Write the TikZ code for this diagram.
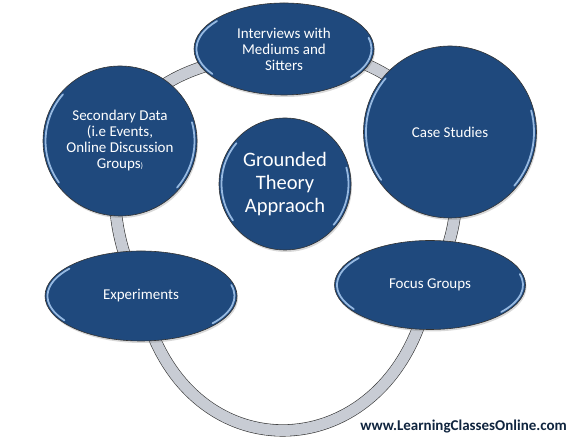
\documentclass[tikz,border=0pt]{standalone}
\usepackage{fontspec}
\setmainfont{Carlito}
\usetikzlibrary{shapes.geometric,shadows}

\definecolor{nodeblue}{RGB}{31,73,125}
\definecolor{rimblue}{RGB}{150,185,225}
\definecolor{ringgray}{RGB}{200,204,212}
\definecolor{webnavy}{RGB}{16,37,63}

\pgfdeclarelayer{paper}
\pgfdeclarelayer{back}
\pgfsetlayers{paper,back,main}

\begin{document}
\begin{tikzpicture}[x=1pt,y=1pt,
  topic/.style={ellipse,draw=black!80,line width=0.6pt,fill=nodeblue,text=white,
    inner sep=0pt,align=center,font=\fontsize{15}{16}\selectfont,
    drop shadow={opacity=0.3,shadow xshift=1pt,shadow yshift=-2pt}},
  rim/.style={rimblue,line width=1.8pt,line cap=round},
  ring/.style={draw=black!80,line width=0.6pt,double=ringgray,double distance=11pt}]

\useasboundingbox (0,0) rectangle (576,441);
\begin{pgfonlayer}{paper}
\fill[white] (0,0) rectangle (576,441);
\end{pgfonlayer}

% the five sources round the centre
\node[topic,minimum width=180,minimum height=92] (int) at (284,392) {Interviews with\\Mediums and\\Sitters};
\node[topic,minimum width=154,minimum height=150] (sec) at (120,300) {Secondary Data\\(i.e Events,\\Online Discussion\\Groups{\fontsize{8}{8}\selectfont )}};
\node[topic,minimum width=173,minimum height=172] (cs) at (450,309) {Case Studies};
\node[topic,minimum width=192,minimum height=90] (exp) at (141,145) {Experiments};
\node[topic,minimum width=191,minimum height=89] (fg) at (430,156) {Focus Groups};
\node[topic,minimum width=132,minimum height=132,font=\fontsize{20.5}{23}\selectfont] (gt) at (285,257) {Grounded\\Theory\\Appraoch};

% gloss on the rims
\foreach \n/\a/\b in {int/87.5/43.5, sec/74.5/72.5, cs/84/83.5, exp/93.5/42.5, fg/93/42, gt/63.5/63.5}{
  \draw[rim] (\n.center) ++(140:\a pt and \b pt) arc[start angle=140,end angle=215,x radius=\a pt,y radius=\b pt];
  \draw[rim] (\n.center) ++(-40:\a pt and \b pt) arc[start angle=-40,end angle=15,x radius=\a pt,y radius=\b pt];
}

\node[anchor=base east,inner sep=0pt,font=\bfseries\fontsize{15}{17}\selectfont,text=webnavy] (web) at (567,10) {www.LearningClassesOnline.com};

% the ring behind them
\begin{pgfonlayer}{back}
\path[ring] (sec.center) to[out=70,in=190] (int.center)
  to[out=0,in=130] (cs.center)
  to[out=-80,in=60] (fg.center)
  .. controls +(-100:190) and +(-78:190) .. (exp.center)
  to[out=115,in=-100] (sec.center);
\end{pgfonlayer}

\end{tikzpicture}
\end{document}
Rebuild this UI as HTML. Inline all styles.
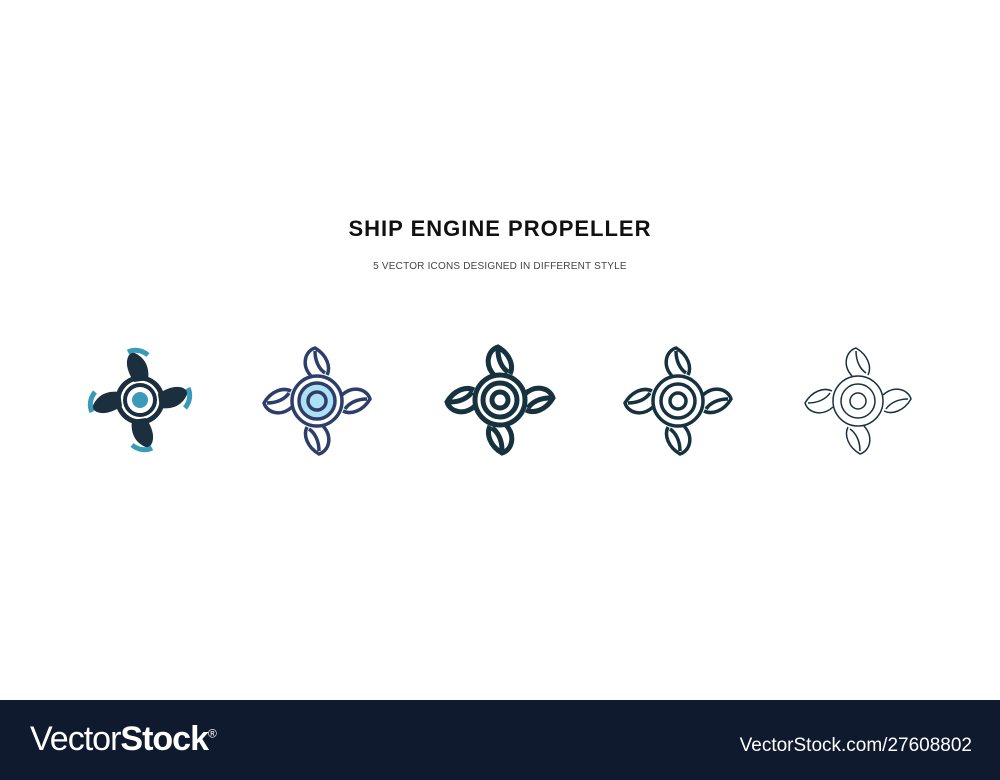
<!DOCTYPE html>
<html><head><meta charset="utf-8"><style>
body{margin:0;width:1000px;height:780px;background:#fff;position:relative;overflow:hidden;font-family:"Liberation Sans",sans-serif}
.t{position:absolute;width:1000px;text-align:center}
</style></head><body>
<div class="t" style="top:216px;font-size:22px;font-weight:bold;letter-spacing:1px;color:#111">SHIP ENGINE PROPELLER</div>
<div class="t" style="top:261px;font-size:10px;color:#444;letter-spacing:.2px">5 VECTOR ICONS DESIGNED IN DIFFERENT STYLE</div>
<svg width="1000" height="700" style="position:absolute;left:0;top:0">
<defs>
<path id="leaf" d="M-6,-25 C-16,-36 -12,-50 -2,-53 C10,-46 14,-34 10,-26"/>
<path id="leafin" d="M-2,-50 C-2,-40 2,-32 8,-28"/>
</defs>
<g transform="translate(140,400)">
<g fill="#1b2f3f"><circle r="22" fill="none" stroke="#1b2f3f" stroke-width="5"/>
<g id="b1"><path d="M-6,-18 C-14,-30 -16,-42 -8,-48 C4,-44 10,-34 8,-20 Z"/></g>
<use href="#b1" transform="rotate(90)"/><use href="#b1" transform="rotate(180)"/><use href="#b1" transform="rotate(270)"/></g>
<circle r="15" fill="#fff" stroke="#1b2f3f" stroke-width="4"/>
<circle r="8" fill="#3a9bb8"/>
<g fill="none" stroke="#3a9bb8" stroke-width="5"><g id="a1"><path d="M-12,-48 C-6,-51 2,-50 8,-45"/></g>
<use href="#a1" transform="rotate(90)"/><use href="#a1" transform="rotate(180)"/><use href="#a1" transform="rotate(270)"/></g>
</g>
<g transform="translate(317,401)" stroke="#2e3e6a" stroke-width="3.5" fill="none">
<g id="b2"><use href="#leaf"/><use href="#leafin"/></g>
<use href="#b2" transform="rotate(90)"/><use href="#b2" transform="rotate(180)"/><use href="#b2" transform="rotate(270)"/>
<circle r="25" fill="#fff"/><circle r="18" fill="#aee0f5"/><circle r="9" fill="#aee0f5"/>
</g>
<g transform="translate(500,400)" stroke="#17323f" stroke-width="5" fill="none">
<g id="b3"><use href="#leaf"/><use href="#leafin"/></g>
<use href="#b3" transform="rotate(90)"/><use href="#b3" transform="rotate(180)"/><use href="#b3" transform="rotate(270)"/>
<circle r="25" fill="#fff"/><circle r="17"/><circle r="8"/>
</g>
<g transform="translate(678,401)" stroke="#17323f" stroke-width="3.5" fill="none">
<g id="b4"><use href="#leaf"/><use href="#leafin"/></g>
<use href="#b4" transform="rotate(90)"/><use href="#b4" transform="rotate(180)"/><use href="#b4" transform="rotate(270)"/>
<circle r="25" fill="#fff"/><circle r="17"/><circle r="8"/>
</g>
<g transform="translate(858,401)" stroke="#17323f" stroke-width="1.5" fill="none">
<g id="b5"><use href="#leaf"/><use href="#leafin"/></g>
<use href="#b5" transform="rotate(90)"/><use href="#b5" transform="rotate(180)"/><use href="#b5" transform="rotate(270)"/>
<circle r="25" fill="#fff"/><circle r="17"/><circle r="8"/>
</g>
</svg>
<div style="position:absolute;left:0;top:700px;width:1000px;height:80px;background:#0f1a2e">
<div style="position:absolute;left:30px;top:20px;color:#fff;font-size:34px;letter-spacing:-1px">Vector<b>Stock</b><sup style="font-size:12px">®</sup></div>
<div style="position:absolute;right:28px;top:35px;color:#fff;font-size:19px">VectorStock.com/27608802</div>
</div>
</body></html>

----------------

**EXERCISE DESCRIPTION:** Go through the data above and transcribe it in full, omitting any image.

**FINAL ANSWER:**
Write the TikZ code for this diagram.
\documentclass[tikz,border=0pt]{standalone}
\usepackage{fontspec}
\setmainfont{Carlito}
\usetikzlibrary{shapes.geometric,shadows}

\definecolor{nodeblue}{RGB}{31,73,125}
\definecolor{rimblue}{RGB}{150,185,225}
\definecolor{ringgray}{RGB}{200,204,212}
\definecolor{webnavy}{RGB}{16,37,63}

\pgfdeclarelayer{paper}
\pgfdeclarelayer{back}
\pgfsetlayers{paper,back,main}

\begin{document}
\begin{tikzpicture}[x=1pt,y=1pt,
  topic/.style={ellipse,draw=black!80,line width=0.6pt,fill=nodeblue,text=white,
    inner sep=0pt,align=center,font=\fontsize{15}{16}\selectfont,
    drop shadow={opacity=0.3,shadow xshift=1pt,shadow yshift=-2pt}},
  rim/.style={rimblue,line width=1.8pt,line cap=round},
  ring/.style={draw=black!80,line width=0.6pt,double=ringgray,double distance=11pt}]

\useasboundingbox (0,0) rectangle (576,441);
\begin{pgfonlayer}{paper}
\fill[white] (0,0) rectangle (576,441);
\end{pgfonlayer}

% the five sources round the centre
\node[topic,minimum width=180,minimum height=92] (int) at (284,392) {Interviews with\\Mediums and\\Sitters};
\node[topic,minimum width=154,minimum height=150] (sec) at (120,300) {Secondary Data\\(i.e Events,\\Online Discussion\\Groups{\fontsize{8}{8}\selectfont )}};
\node[topic,minimum width=173,minimum height=172] (cs) at (450,309) {Case Studies};
\node[topic,minimum width=192,minimum height=90] (exp) at (141,145) {Experiments};
\node[topic,minimum width=191,minimum height=89] (fg) at (430,156) {Focus Groups};
\node[topic,minimum width=132,minimum height=132,font=\fontsize{20.5}{23}\selectfont] (gt) at (285,257) {Grounded\\Theory\\Appraoch};

% gloss on the rims
\foreach \n/\a/\b in {int/87.5/43.5, sec/74.5/72.5, cs/84/83.5, exp/93.5/42.5, fg/93/42, gt/63.5/63.5}{
  \draw[rim] (\n.center) ++(140:\a pt and \b pt) arc[start angle=140,end angle=215,x radius=\a pt,y radius=\b pt];
  \draw[rim] (\n.center) ++(-40:\a pt and \b pt) arc[start angle=-40,end angle=15,x radius=\a pt,y radius=\b pt];
}

\node[anchor=base east,inner sep=0pt,font=\bfseries\fontsize{15}{17}\selectfont,text=webnavy] (web) at (567,10) {www.LearningClassesOnline.com};

% the ring behind them
\begin{pgfonlayer}{back}
\path[ring] (sec.center) to[out=70,in=190] (int.center)
  to[out=0,in=130] (cs.center)
  to[out=-80,in=60] (fg.center)
  .. controls +(-100:190) and +(-78:190) .. (exp.center)
  to[out=115,in=-100] (sec.center);
\end{pgfonlayer}

\end{tikzpicture}
\end{document}
Rebuild this UI as HTML. Inline all styles.
<!DOCTYPE html>
<html><head><meta charset="utf-8"><style>
body{margin:0;width:1000px;height:780px;background:#fff;position:relative;overflow:hidden;font-family:"Liberation Sans",sans-serif}
.t{position:absolute;width:1000px;text-align:center}
</style></head><body>
<div class="t" style="top:216px;font-size:22px;font-weight:bold;letter-spacing:1px;color:#111">SHIP ENGINE PROPELLER</div>
<div class="t" style="top:261px;font-size:10px;color:#444;letter-spacing:.2px">5 VECTOR ICONS DESIGNED IN DIFFERENT STYLE</div>
<svg width="1000" height="700" style="position:absolute;left:0;top:0">
<defs>
<path id="leaf" d="M-6,-25 C-16,-36 -12,-50 -2,-53 C10,-46 14,-34 10,-26"/>
<path id="leafin" d="M-2,-50 C-2,-40 2,-32 8,-28"/>
</defs>
<g transform="translate(140,400)">
<g fill="#1b2f3f"><circle r="22" fill="none" stroke="#1b2f3f" stroke-width="5"/>
<g id="b1"><path d="M-6,-18 C-14,-30 -16,-42 -8,-48 C4,-44 10,-34 8,-20 Z"/></g>
<use href="#b1" transform="rotate(90)"/><use href="#b1" transform="rotate(180)"/><use href="#b1" transform="rotate(270)"/></g>
<circle r="15" fill="#fff" stroke="#1b2f3f" stroke-width="4"/>
<circle r="8" fill="#3a9bb8"/>
<g fill="none" stroke="#3a9bb8" stroke-width="5"><g id="a1"><path d="M-12,-48 C-6,-51 2,-50 8,-45"/></g>
<use href="#a1" transform="rotate(90)"/><use href="#a1" transform="rotate(180)"/><use href="#a1" transform="rotate(270)"/></g>
</g>
<g transform="translate(317,401)" stroke="#2e3e6a" stroke-width="3.5" fill="none">
<g id="b2"><use href="#leaf"/><use href="#leafin"/></g>
<use href="#b2" transform="rotate(90)"/><use href="#b2" transform="rotate(180)"/><use href="#b2" transform="rotate(270)"/>
<circle r="25" fill="#fff"/><circle r="18" fill="#aee0f5"/><circle r="9" fill="#aee0f5"/>
</g>
<g transform="translate(500,400)" stroke="#17323f" stroke-width="5" fill="none">
<g id="b3"><use href="#leaf"/><use href="#leafin"/></g>
<use href="#b3" transform="rotate(90)"/><use href="#b3" transform="rotate(180)"/><use href="#b3" transform="rotate(270)"/>
<circle r="25" fill="#fff"/><circle r="17"/><circle r="8"/>
</g>
<g transform="translate(678,401)" stroke="#17323f" stroke-width="3.5" fill="none">
<g id="b4"><use href="#leaf"/><use href="#leafin"/></g>
<use href="#b4" transform="rotate(90)"/><use href="#b4" transform="rotate(180)"/><use href="#b4" transform="rotate(270)"/>
<circle r="25" fill="#fff"/><circle r="17"/><circle r="8"/>
</g>
<g transform="translate(858,401)" stroke="#17323f" stroke-width="1.5" fill="none">
<g id="b5"><use href="#leaf"/><use href="#leafin"/></g>
<use href="#b5" transform="rotate(90)"/><use href="#b5" transform="rotate(180)"/><use href="#b5" transform="rotate(270)"/>
<circle r="25" fill="#fff"/><circle r="17"/><circle r="8"/>
</g>
</svg>
<div style="position:absolute;left:0;top:700px;width:1000px;height:80px;background:#0f1a2e">
<div style="position:absolute;left:30px;top:20px;color:#fff;font-size:34px;letter-spacing:-1px">Vector<b>Stock</b><sup style="font-size:12px">®</sup></div>
<div style="position:absolute;right:28px;top:35px;color:#fff;font-size:19px">VectorStock.com/27608802</div>
</div>
</body></html>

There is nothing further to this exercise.